The thought of playing a djembe scared me.
That's because I'm no drummer. I'm probably the worst person to carry a beat. Actually, I'm the perfect example of a honky-boy without rhythm. I admit it. I'm not Ringo Starr or Buddy Rich. I'm more of a Mister Magoo.
Still, the spirit was willing even if the flesh was weak.
So when two friends recommended that I travel to Allentown to join a community drum circle, I just couldn't say no.
After all, Pattie Mihalik said the djembe is all about relaxation and can even put you in touch with your inner self.
"It's a lot of fun...like being back in kindergarten," she advised.
Friend Chris Parker said the beat of a djembe is something innate in all of us.
"It's like a heartbeat," she said. "The first thing you hear in your mother's womb."
I figured that there definitely must be something to it. If a djembe helps me to relax, and if relaxing helps to make me more productive, then I owe it to myself to give it a try.
The worst that could happen, I thought, is that I'd make a fool of myself in front of total strangers. Or maybe become the first person shunned by a community drum session.
The Autumn Equinox Drum Circle was held in a converted warehouse at the Dave Phillips Music and Sound Studio on Union Blvd. near the Allentown-Bethlehem municipal line. About 70 turned out, ranging in age from five to almost 80. Most were already drumming by the time I arrived.
Ardie Gadille, Schnecksville, welcomed me and gave me a few pointers to get me started. Ardie's been playing for four years so I learned a great deal by watching her. It didn't take long before I joined in on the beat. Of course, my first attempt at rhythm sounded more like popcorn exploding inside a microwave.
But then the magic started to grab hold. I relaxed. The beat seemed to appear in the air. Suddenly, I was drawn into the excitement, feasting on a smorgasbord of tones and rhythms led by percussion virtuoso Moe Jerant. Jerant encouraged us and provided helpful pointers.
"It's a pleasant, melodic king of thing," she said. "For the next hour, play like a little kid." Then she took us there - back to childhood. Jerant took us back in time. She also put us high on clouds.

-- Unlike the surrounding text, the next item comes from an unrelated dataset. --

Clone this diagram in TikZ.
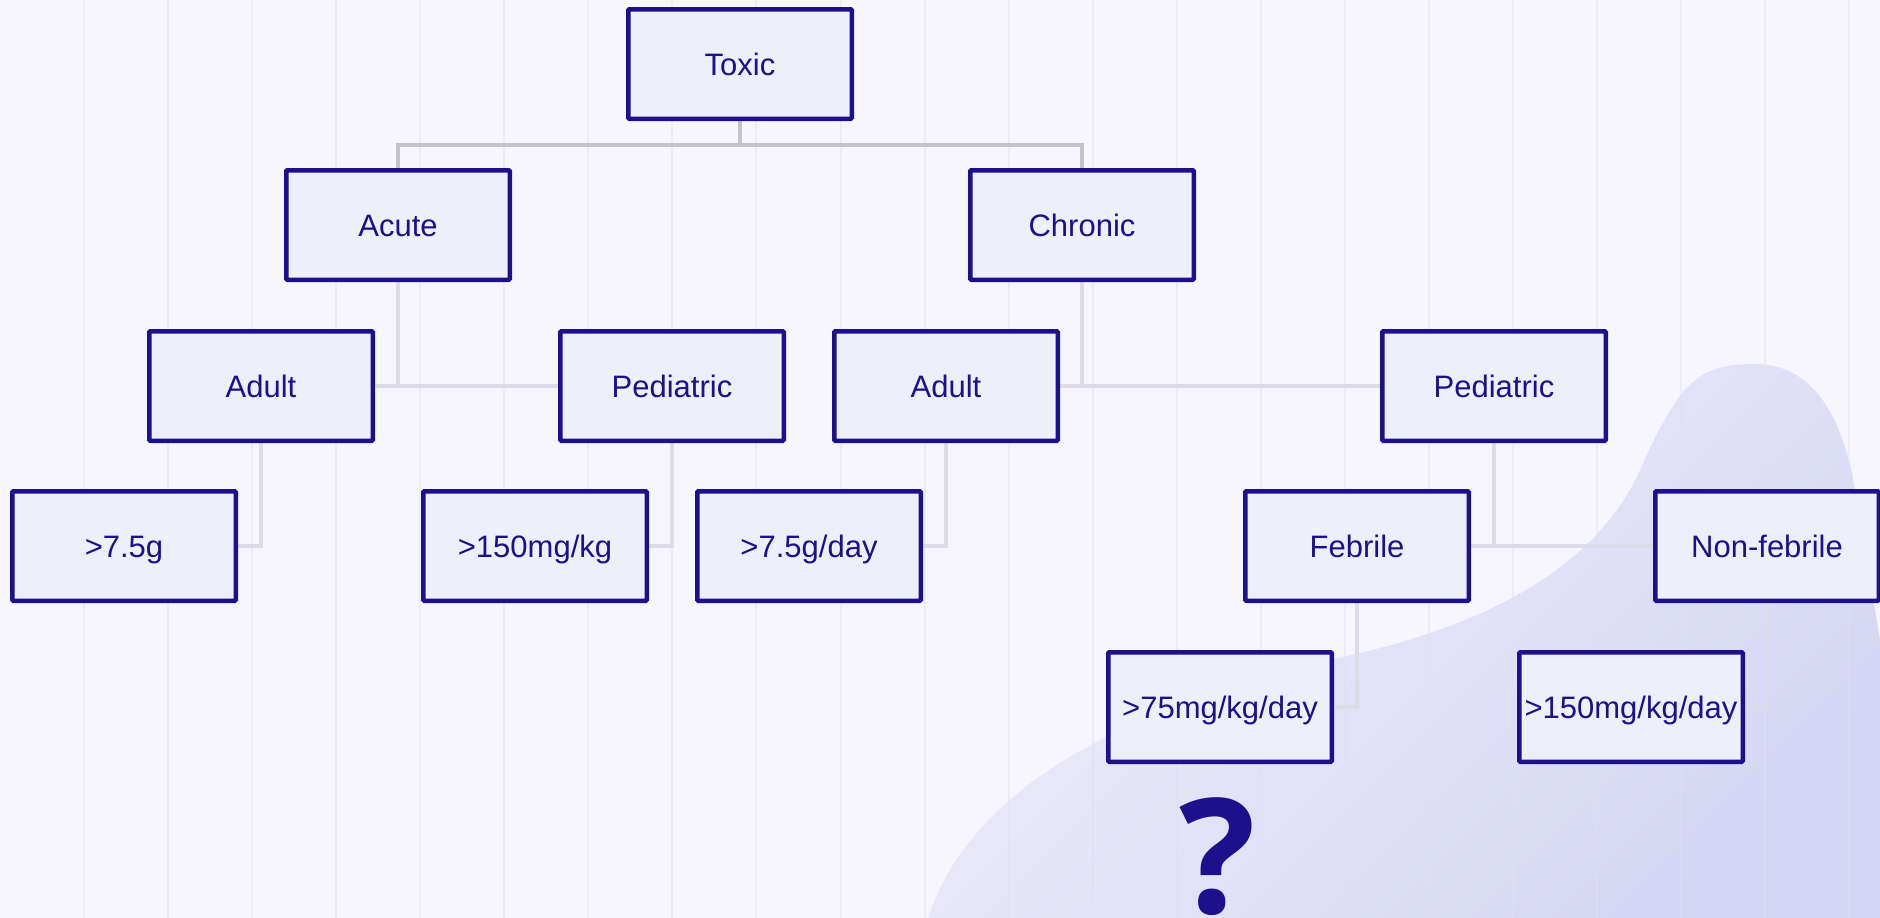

I quickly realized that Jerant is to drumming what Knute Rockne is to football.
By following her lead, and also by watching a woman named Colleen playing djuns, or timpani-style mother drums, I became fascinated and absorbed. I began to drum in harmony with folks around me. In no time at all I was a full-fledged beatnik, exploring my world and myself.
Jerant led us on an expedition in percussion and all of us became happy gladiators. Some of the rhythms called out to the jungle, announcing our presence in the African wild. Other beats seemed to take us to Egypt where our echoes bounced across the Nile. Several of the women arose, dancing exotically to the groove. Djembe was working its magic.

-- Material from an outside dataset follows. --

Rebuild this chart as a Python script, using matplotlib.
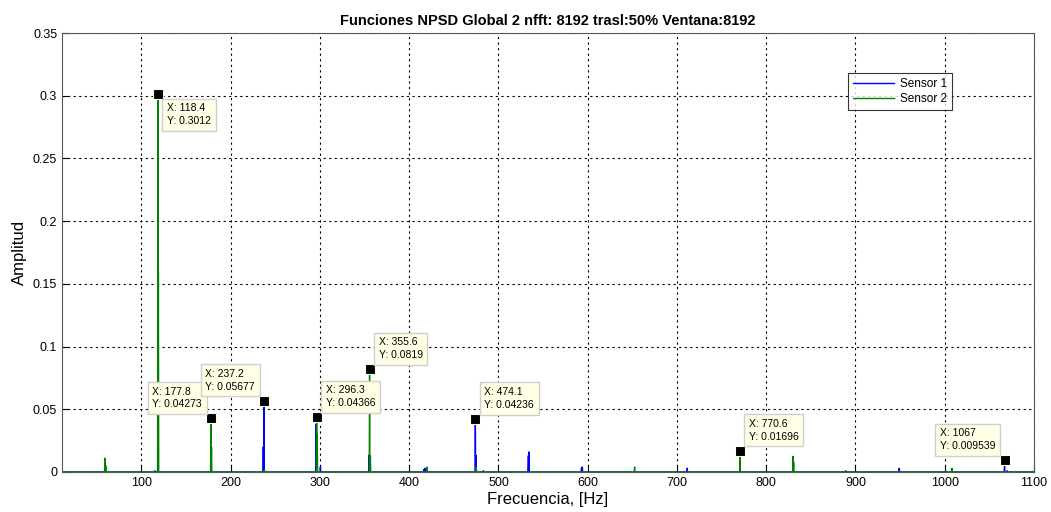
import numpy as np
import matplotlib
matplotlib.use('Agg')
import matplotlib.pyplot as plt

plt.rcParams['font.family'] = ['Liberation Sans', 'DejaVu Sans']

# Peaks of each spectrum: frequency [Hz] and amplitude
s1_freq = [115.0, 236.5, 237.2, 295.5, 296.0, 300.5, 355.0, 416.5, 417.5, 474.1, 475.0, 483.0,
           533.5, 534.0, 593.0, 594.0, 711.5, 770.5, 830.0, 889.0, 949.0, 1067.0, 1070.0]
s1_amp = [0.001, 0.02, 0.05677, 0.038, 0.032, 0.004, 0.0135, 0.002, 0.003, 0.04236, 0.013, 0.001,
          0.013, 0.016, 0.003, 0.004, 0.003, 0.002, 0.002, 0.001, 0.003, 0.009539, 0.001]

s2_freq = [59.0, 60.0, 118.4, 119.0, 177.8, 178.5, 237.8, 296.3, 297.0, 355.6, 356.5,
           420.0, 474.5, 652.5, 770.6, 830.0, 830.7, 1008.0]
s2_amp = [0.011, 0.005, 0.3012, 0.16, 0.04273, 0.02, 0.002, 0.04366, 0.03, 0.0819, 0.013,
          0.004, 0.004, 0.004, 0.01696, 0.0125, 0.008, 0.003]

# Data tips: x, y, placement of the label box
tip_x = [118.4, 177.8, 237.2, 296.3, 355.6, 474.1, 770.6, 1067]
tip_y = [0.3012, 0.04273, 0.05677, 0.04366, 0.0819, 0.04236, 0.01696, 0.009539]
tip_side = ['rd', 'lu', 'lu', 'ru', 'ru', 'ru', 'ru', 'lu']


def spectrum(freq, amp, f0=11.0, f1=1100.0, w=0.35):
    # zero baseline with a narrow spike at every peak
    x = [f0]
    y = [0.0]
    for f, a in sorted(zip(freq, amp)):
        x += [f - w, f, f + w]
        y += [0.0, a, 0.0]
    x.append(f1)
    y.append(0.0)
    return np.array(x), np.array(y)


fig = plt.figure(figsize=(10.51, 5.12), dpi=100)
ax = fig.add_axes([62 / 1051, 1 - 472 / 512, (1034 - 62) / 1051, (472 - 33) / 512])

x1, y1 = spectrum(s1_freq, s1_amp)
x2, y2 = spectrum(s2_freq, s2_amp)
ax.plot(x1, y1, color='#0000ff', lw=1.0, label='Sensor 1')
ax.plot(x2, y2, color='#008000', lw=1.0, label='Sensor 2')

ax.set_xlim(11, 1100)
ax.set_ylim(0, 0.35)
ax.set_xticks(np.arange(100, 1101, 100))
ax.set_yticks(np.arange(0, 0.351, 0.05))
ax.set_yticklabels(['0', '0.05', '0.1', '0.15', '0.2', '0.25', '0.3', '0.35'])
ax.tick_params(direction='in', labelsize=9, length=5, top=False, right=False)
ax.grid(True, color='black', linestyle=(0, (2, 3)), lw=0.8)
for sp in ax.spines.values():
    sp.set_color('#555555')

ax.set_title('Funciones NPSD Global 2 nfft: 8192 trasl:50% Ventana:8192',
             fontsize=10.5, fontweight='bold', pad=6)
ax.set_xlabel('Frecuencia, [Hz]', fontsize=12, labelpad=2)
ax.set_ylabel('Amplitud', fontsize=12, labelpad=4)

leg = ax.legend(loc='upper left', bbox_to_anchor=(786 / 972, 1 - 40 / 439), fontsize=8.5,
                frameon=True, fancybox=False, handlelength=3.5, borderpad=0.4,
                labelspacing=0.3, handletextpad=0.5, borderaxespad=0)
leg.get_frame().set_edgecolor('black')
leg.get_frame().set_linewidth(0.8)

offsets = {'rd': ((9, -9), 'left', 'top'),
           'lu': ((-9, 9), 'right', 'bottom'),
           'ru': ((9, 9), 'left', 'bottom')}
for x, y, side in zip(tip_x, tip_y, tip_side):
    ax.plot(x, y, marker='s', ms=6.5, color='black', mec='#ffffe0', mew=0.8,
            zorder=5, clip_on=False)
    off, ha, va = offsets[side]
    ax.annotate('X: %s\nY: %s' % (x, y), (x, y), xytext=off, textcoords='offset pixels',
                ha=ha, va=va, multialignment='left', fontsize=7.5, linespacing=1.35,
                zorder=6,
                bbox=dict(boxstyle='square,pad=0.45', fc='#ffffe6', ec='#cfcfcf', lw=1))

fig.savefig('out.png', dpi=100)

Among the excursions, Moe coached us on breathing techniques and relaxation hints to feed our energy. Everybody bonded in the experience. Total strangers turned to each other and introduced themselves. Unfamiliar faces became friends. It was an experience shared, which, of course, is an experience filled with glory.
The 90 minutes seemed to fly by as swiftly as a Tarzan swing.
"It's time to float all the way down to the ground," said Jerant, guiding us into perfect landing. For sure, Jerant's charisma is contagious, a bright aura that spreads like wildfire.
"As you leave, remember that happiness is an attitude, not a result," she said.
For me, the result was a night I'll always remember. I drove home with an understanding that djembe is its own form of magic. It's not really a drum after all. It's more like a food - a tonic that tunes the spirit and touches the soul.
Two days later I returned to witness an advanced class and to meet more new faces. Once again I felt inspired, part of a special moment.
I'm convinced that djembe has something for everyone. It's a beat nobody should skip.